The Rossmoyne Pallottine Mission was established on Fifth Avenue in 1959 as a boarding facility for Indigenous Australian students from the Kimberley and other country areas who were attending secondary schools in Perth. The residence was run by the Society of the Catholic Apostolate and operated from 1959 to 1991 catering for over 900 boarders.

Rossmoyne Primary school, located on Second Avenue, commenced operations in 1964 with an enrolment of 67 students and 3 staff, officially opening in 1965.

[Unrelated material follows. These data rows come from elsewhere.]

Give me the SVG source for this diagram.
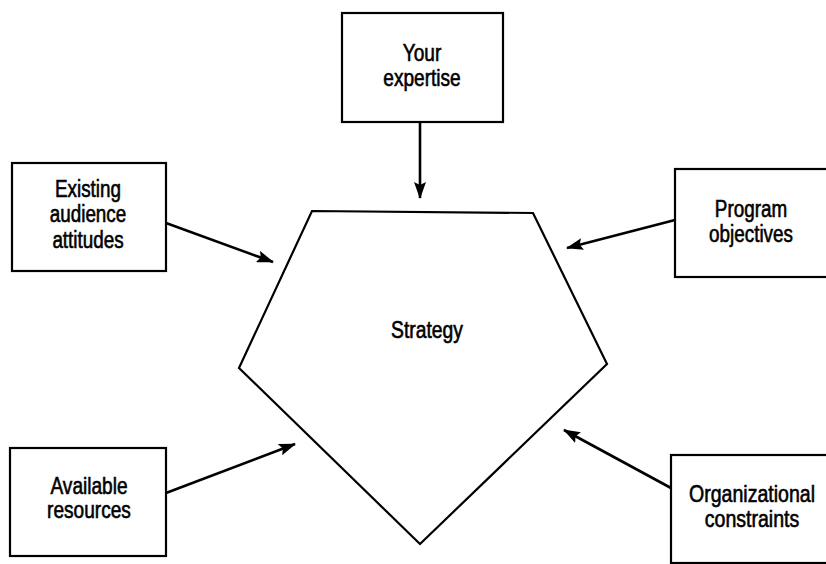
<svg xmlns="http://www.w3.org/2000/svg" width="826" height="564" viewBox="0 0 826 564">
<defs>
<style>
.box{fill:#fff;stroke:#000;stroke-width:2.2}
.lbl{font-family:"Liberation Sans",Arial,sans-serif;font-size:23px;fill:#000;stroke:#000;stroke-width:0.6;text-anchor:middle}
.conn{stroke:#000;stroke-width:2.6;fill:none;marker-end:url(#ah)}
</style>
<marker id="ah" markerUnits="userSpaceOnUse" markerWidth="18" markerHeight="12" refX="16" refY="6" orient="auto">
<path d="M0,0 L17,6 L0,12 L3,6 Z" fill="#000"/>
</marker>
</defs>
<rect width="826" height="564" fill="#fff"/>
<g id="strategy">
<polygon points="312,211 533,213 607,364 420,544 239,368" fill="#fff" stroke="#000" stroke-width="2.2" stroke-linejoin="miter"/>
<text class="lbl" transform="translate(427,338) scale(0.84 1)">Strategy</text>
</g>
<g id="expertise">
<rect class="box" x="342" y="13" width="161" height="109"/>
<text class="lbl" transform="translate(422,61) scale(0.83 1)"><tspan x="0" y="0">Your</tspan><tspan x="0" y="25">expertise</tspan></text>
</g>
<g id="audience">
<rect class="box" x="12" y="163" width="154" height="108"/>
<text class="lbl" transform="translate(88,197) scale(0.82 1)"><tspan x="0" y="0">Existing</tspan><tspan x="0" y="25.5">audience</tspan><tspan x="0" y="51">attitudes</tspan></text>
</g>
<g id="objectives">
<rect class="box" x="675" y="169" width="160" height="108"/>
<text class="lbl" transform="translate(751,217) scale(0.82 1)"><tspan x="0" y="0">Program</tspan><tspan x="0" y="25">objectives</tspan></text>
</g>
<g id="resources">
<rect class="box" x="10" y="448" width="156" height="108"/>
<text class="lbl" transform="translate(89,494) scale(0.83 1)"><tspan x="0" y="0">Available</tspan><tspan x="0" y="24.5">resources</tspan></text>
</g>
<g id="constraints">
<rect class="box" x="671" y="455" width="165" height="108"/>
<text class="lbl" transform="translate(752,502) scale(0.85 1)"><tspan x="0" y="0">Organizational</tspan><tspan x="0" y="25">constraints</tspan></text>
</g>
<g id="connectors">
<line class="conn" x1="420" y1="122" x2="420" y2="198"/>
<line class="conn" x1="166" y1="223" x2="273" y2="262"/>
<line class="conn" x1="675" y1="220" x2="567" y2="248"/>
<line class="conn" x1="166" y1="493" x2="295" y2="444"/>
<line class="conn" x1="671" y1="488" x2="564" y2="430"/>
</g>
</svg>
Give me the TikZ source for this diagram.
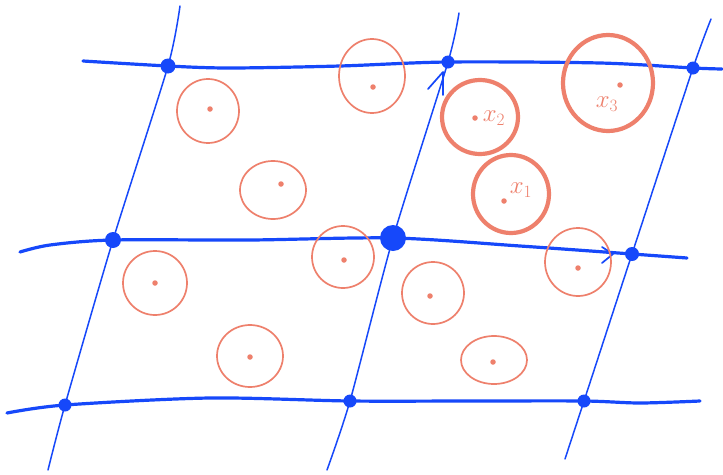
\documentclass[tikz,border=0pt]{standalone}
\usetikzlibrary{shapes.geometric}
\definecolor{pblue}{RGB}{22,72,250}
\definecolor{psal}{RGB}{238,128,108}
\begin{document}
\begin{tikzpicture}[x=1pt,y=-1pt,
  gridh/.style={pblue, line width=3.2pt, line cap=round, line join=round},
  gridv/.style={pblue, line width=1.5pt, line cap=round, line join=round},
  arrowtip/.style={pblue, line width=1.7pt, line cap=round, line join=round},
  pdot/.style={circle, fill=pblue, inner sep=0pt, minimum size=#1},
  pdot/.default=12pt,
  pcirc/.style={ellipse, draw=psal, line width=1.7pt, inner sep=0pt},
  pthick/.style={ellipse, draw=psal, line width=4.2pt, inner sep=0pt},
  sdot/.style={circle, fill=psal, inner sep=0pt, minimum size=5.5pt},
  plabel/.style={text=psal, font=\fontsize{26}{26}\selectfont, inner sep=0pt}]
\fill[white] (0,0) rectangle (723,474);
\useasboundingbox (0,0) rectangle (723,474);
% intersections
\coordinate (A1) at (168,66);
\coordinate (A2) at (448,62);
\coordinate (A3) at (693,68);
\coordinate (B1) at (113,240);
\coordinate (B2) at (393,238);
\coordinate (B3) at (632,254);
\coordinate (C1) at (65,405);
\coordinate (C2) at (350,401);
\coordinate (C3) at (584,401);
% free ends
\coordinate (ht0) at (83,61);  \coordinate (ht1) at (722,69);
\coordinate (hm0) at (20,252); \coordinate (hm1) at (687,258);
\coordinate (hb0) at (7,413);  \coordinate (hb1) at (700,401);
\coordinate (vl0) at (180,6);  \coordinate (vl1) at (48,470);
\coordinate (vm0) at (459,13); \coordinate (vm1) at (327,470);
\coordinate (vr0) at (711,19); \coordinate (vr1) at (565,459);
% horizontal lines
\draw[gridh] plot[smooth, tension=0.5] coordinates {(ht0) (A1) (230,68) (340,66) (A2) (600,63) (A3) (ht1)};
\draw[gridh] plot[smooth, tension=0.5] coordinates {(hm0) (50,245) (B1) (250,240) (B2) (520,246) (B3) (hm1)};
\draw[gridh] plot[smooth, tension=0.5] coordinates {(hb0) (C1) (210,398) (C2) (470,401) (C3) (640,403) (hb1)};
% vertical lines
\draw[gridv] plot[smooth, tension=0.4] coordinates {(vl0) (A1) (B1) (C1) (vl1)};
\draw[gridv] plot[smooth, tension=0.4] coordinates {(vm0) (A2) (B2) (C2) (vm1)};
\draw[gridv] plot[smooth, tension=0.4] coordinates {(vr0) (A3) (B3) (C3) (vr1)};
% arrowheads
\coordinate (ta) at (443,72);
\coordinate (taL) at (428,89);
\coordinate (taR) at (443,95);
\draw[arrowtip] (taL) -- (ta) -- (taR);
\coordinate (ma) at (613,254);
\coordinate (maL) at (602,247);
\coordinate (maR) at (602,263);
\draw[arrowtip] (maL) -- (ma) -- (maR);
% intersection dots
\node[pdot=15pt] (dA1) at (A1) {};
\node[pdot=13pt] (dA2) at (A2) {};
\node[pdot=13pt] (dA3) at (A3) {};
\node[pdot=16pt] (dB1) at (B1) {};
\node[pdot=26pt] (dB2) at (B2) {};
\node[pdot=14pt] (dB3) at (B3) {};
\node[pdot=13pt] (dC1) at (C1) {};
\node[pdot=13pt] (dC2) at (C2) {};
\node[pdot=13pt] (dC3) at (C3) {};
% thin circles
\node[pcirc, minimum width=62pt, minimum height=64pt] (p1) at (208,111) {};
\node[pcirc, minimum width=66pt, minimum height=58pt] (p2) at (273,190) {};
\node[pcirc, minimum width=64pt, minimum height=64pt] (p3) at (155,283) {};
\node[pcirc, minimum width=66pt, minimum height=62pt] (p4) at (250,356) {};
\node[pcirc, minimum width=66pt, minimum height=74pt] (p5) at (372,76) {};
\node[pcirc, minimum width=62pt, minimum height=62pt] (p6) at (343,257) {};
\node[pcirc, minimum width=62pt, minimum height=62pt] (p7) at (433,293) {};
\node[pcirc, minimum width=66pt, minimum height=48pt] (p8) at (494,360) {};
\node[pcirc, minimum width=66pt, minimum height=68pt] (p9) at (578,262) {};
% thick circles
\node[pthick, minimum width=76pt, minimum height=74pt] (cx2) at (480,117) {};
\node[pthick, minimum width=76pt, minimum height=78pt] (cx1) at (511,194) {};
\node[pthick, minimum width=90pt, minimum height=96pt] (cx3) at (608,83) {};
% centre dots
\node[sdot] (s1) at (210,109) {};
\node[sdot] (s2) at (281,184) {};
\node[sdot] (s3) at (155,283) {};
\node[sdot] (s4) at (250,357) {};
\node[sdot] (s5) at (373,87) {};
\node[sdot] (s6) at (344,260) {};
\node[sdot] (s7) at (430,296) {};
\node[sdot] (s8) at (493,362) {};
\node[sdot] (s9) at (578,268) {};
\node[sdot] (sx2) at (475,118) {};
\node[sdot] (sx1) at (504,201) {};
\node[sdot] (sx3) at (620,85) {};
% labels
\node[plabel] (lx2) at (494,118) {$x_2$};
\node[plabel] (lx1) at (521,190) {$x_1$};
\node[plabel] (lx3) at (607,104) {$x_3$};
\end{tikzpicture}
\end{document}
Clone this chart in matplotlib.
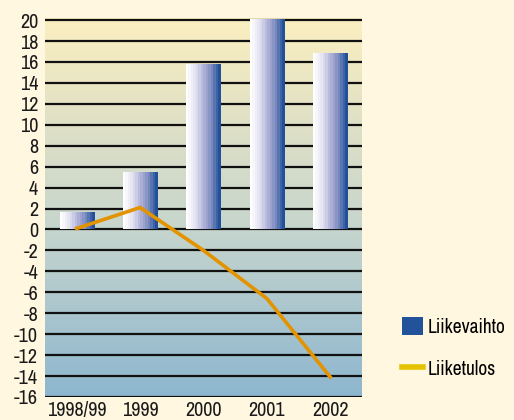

Construction of Rossmoyne Senior High School commenced in 1967 and was completed in 1968. The school is located on Keith Road in Bull Creek but was named after the suburb that had grown rapidly around the school site. Keith Road was named after one of Rossmoyne's first alumni, who died, having his legacy used as the name of the main road of Rossmoyne High School.

== Transportation ==
Rossmoyne is linked to Perth City by the Kwinana Freeway, and to Fremantle by Leach Highway.
Transperth provides public transport services to Rossmoyne. Bus 178 runs east to Perth City via Shelley, and west to Bull Creek Station. Bus 179 runs east to Perth City via Riverton. Buses 508 and 509 run from stops on Leach Highway to Bull Creek Station and Cannington Interchange.

=== Bus ===
- 178 Bull Creek Station to Elizabeth Quay Bus Station – serves Leach Highway, Bull Creek Road, First Avenue, Wilber Street, Central Road and Fifth Avenue

Bus routes serving Leach Highway:
- 179 Bull Creek Station to Elizabeth Quay Bus Station
- 508 and 509 Bull Creek Station to Cannington Station

== Amenities ==
Rossmoyne's shopping centre, Rossmoyne Shopping Centre, includes a supermarket, eateries, a hairdresser, a post office and newsagent, a butcher, real estate agent, chemist and a pizzeria and bakery. Public tennis courts and a bowling club are located nearby.

Local students may attend Rossmoyne Community Kindergarten, Rossmoyne Primary School and Rossmoyne Senior High School.